Many businesses seem to have someone looking over them. Steve says that there are two rock men that have been looking after him all these years. One is to the southeast and the other is toward the north. He says the one smiles at him and sometimes the other seems to stick its tongue out at him.
"Look," he said as he pointed them out from the parking lot in front of the store. "They have faces. We had a contest on drawing those about 20 years ago. We have had the faces of that one (the east one) on our charge slips for years. We even had t-shirts made with that face on it."

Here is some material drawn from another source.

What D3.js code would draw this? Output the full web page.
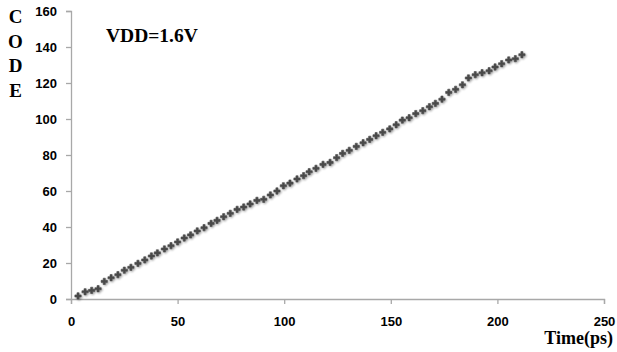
<!DOCTYPE html>
<html>
<head>
<meta charset="utf-8">
<script src="https://cdn.jsdelivr.net/npm/d3@7"></script>
<style>
body { margin: 0; background: #fff; }
.tick text { font-family: "Liberation Sans", Arial, sans-serif; font-weight: bold; font-size: 13px; fill: #000; }
.serifLabel { font-family: "Liberation Serif", "Times New Roman", serif; font-weight: bold; fill: #000; }
</style>
</head>
<body>
<svg id="chart" width="617" height="352"></svg>
<script>
// time (ps) and output code
var timePs = [3.3, 6.6, 9.7, 12.7, 15.6, 18.8, 22.0, 25.0, 28.1, 31.4, 34.6, 37.7, 40.5, 43.8, 46.9, 50.0, 53.1,
	56.1, 59.2, 62.4, 65.7, 68.5, 71.6, 74.7, 77.9, 81.0, 84.0, 87.2, 90.4, 93.5, 96.6, 99.6, 102.7, 106.0,
	109.1, 111.7, 114.9, 118.2, 121.5, 124.6, 127.4, 130.5, 133.8, 137.0, 140.1, 143.1, 146.2, 149.5, 152.5,
	155.4, 158.6, 161.7, 165.0, 168.1, 170.9, 174.0, 177.2, 180.4, 183.6, 186.4, 189.6, 192.8, 196.1, 198.9,
	202.0, 205.3, 208.4, 211.5];
var codeVals = [1.7, 4, 4.8, 5.7, 9.8, 11.8, 13.5, 16, 17.6, 19.8, 21.7, 23.9, 25.6, 27.8, 29.6, 31.7, 33.9,
	35.6, 37.8, 39.6, 42, 43.7, 45.7, 47.6, 49.8, 51.1, 52.8, 54.8, 55.4, 57.8, 60, 62.9, 64.4, 66.7,
	68.5, 70.7, 72.6, 74.8, 75.9, 78.5, 80.9, 82.6, 84.8, 86.8, 88.7, 90.7, 92.6, 94.5, 96.8,
	99.4, 100.7, 103, 104.6, 106.8, 108.7, 111, 114.8, 116.5, 119, 122.8, 124.6, 125.7, 126.8, 128.9,
	130.7, 132.8, 133.5, 135.7];
var xTicks = [0, 50, 100, 150, 200, 250];
var yTicks = [0, 20, 40, 60, 80, 100, 120, 140, 160];
var yLetters = ["C", "O", "D", "E"];
var noteText = "VDD=1.6V";
var xTitle = "Time(ps)";

var svg = d3.select("#chart");
var axisColor = "#a8a8a8";

var x = d3.scaleLinear().domain([0, 250]).range([71, 604]);
var y = d3.scaleLinear().domain([0, 160]).range([299, 11]);

// soft shadow like the excel markers
var defs = svg.append("defs");
var shadow = defs.append("filter").attr("id", "shadow")
	.attr("x", "-50%").attr("y", "-50%").attr("width", "200%").attr("height", "200%");
shadow.append("feGaussianBlur").attr("in", "SourceAlpha").attr("stdDeviation", 0.9).attr("result", "blur");
shadow.append("feOffset").attr("in", "blur").attr("dx", 0.8).attr("dy", 1).attr("result", "off");
shadow.append("feComponentTransfer").attr("in", "off").attr("result", "soft")
	.append("feFuncA").attr("type", "linear").attr("slope", 0.4);
var merge = shadow.append("feMerge");
merge.append("feMergeNode").attr("in", "soft");
merge.append("feMergeNode").attr("in", "SourceGraphic");

var yAxis = svg.append("g")
	.attr("transform", "translate(71,0)")
	.call(d3.axisLeft(y).tickValues(yTicks).tickSize(5).tickPadding(9));
var xAxis = svg.append("g")
	.attr("transform", "translate(0,299)")
	.call(d3.axisBottom(x).tickValues(xTicks).tickSize(5).tickPadding(13));

[xAxis, yAxis].forEach(function(a){
	a.select(".domain").attr("stroke", axisColor).attr("stroke-width", 1.3);
	a.selectAll(".tick line").attr("stroke", axisColor).attr("stroke-width", 1.3);
});
xAxis.selectAll(".tick text").attr("dy", "0.71em");

var pts = timePs.map(function(t, i){ return {t: t, c: codeVals[i]}; });
var sym = d3.symbol().type(d3.symbolCross).size(22);

svg.append("g").attr("filter", "url(#shadow)")
	.selectAll("path")
	.data(pts)
	.enter()
	.append("path")
	.attr("d", sym)
	.attr("fill", "#4a4a4a")
	.attr("stroke", "#4a4a4a")
	.attr("stroke-width", 0.6)
	.attr("stroke-linejoin", "round")
	.attr("transform", function(d){ return "translate(" + x(d.t) + "," + y(d.c) + ")"; });

// vertical letters for the y title
svg.append("g").selectAll("text")
	.data(yLetters)
	.enter()
	.append("text")
	.attr("class", "serifLabel")
	.attr("x", 15.5)
	.attr("y", function(d, i){ return 23 + i * 24.5; })
	.attr("text-anchor", "middle")
	.style("font-size", "19px")
	.text(function(d){ return d; });

svg.append("text")
	.attr("class", "serifLabel")
	.attr("x", 106)
	.attr("y", 42)
	.style("font-size", "19.5px")
	.text(noteText);

svg.append("text")
	.attr("class", "serifLabel")
	.attr("x", 613)
	.attr("y", 344)
	.attr("text-anchor", "end")
	.style("font-size", "18px")
	.text(xTitle);
</script>
</body>
</html>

Steve and Iona say they are going to work on the farm and also do some traveling. Most of all they will enjoy their grandkids. In fact one little one told Steve when he took him out for ice cream last week that he should keep the store.
"You just need to take a break, grandpa," said the three year old.
And a break they will take.
And so it goes...the passing of a business on to new ownership and new possibilities.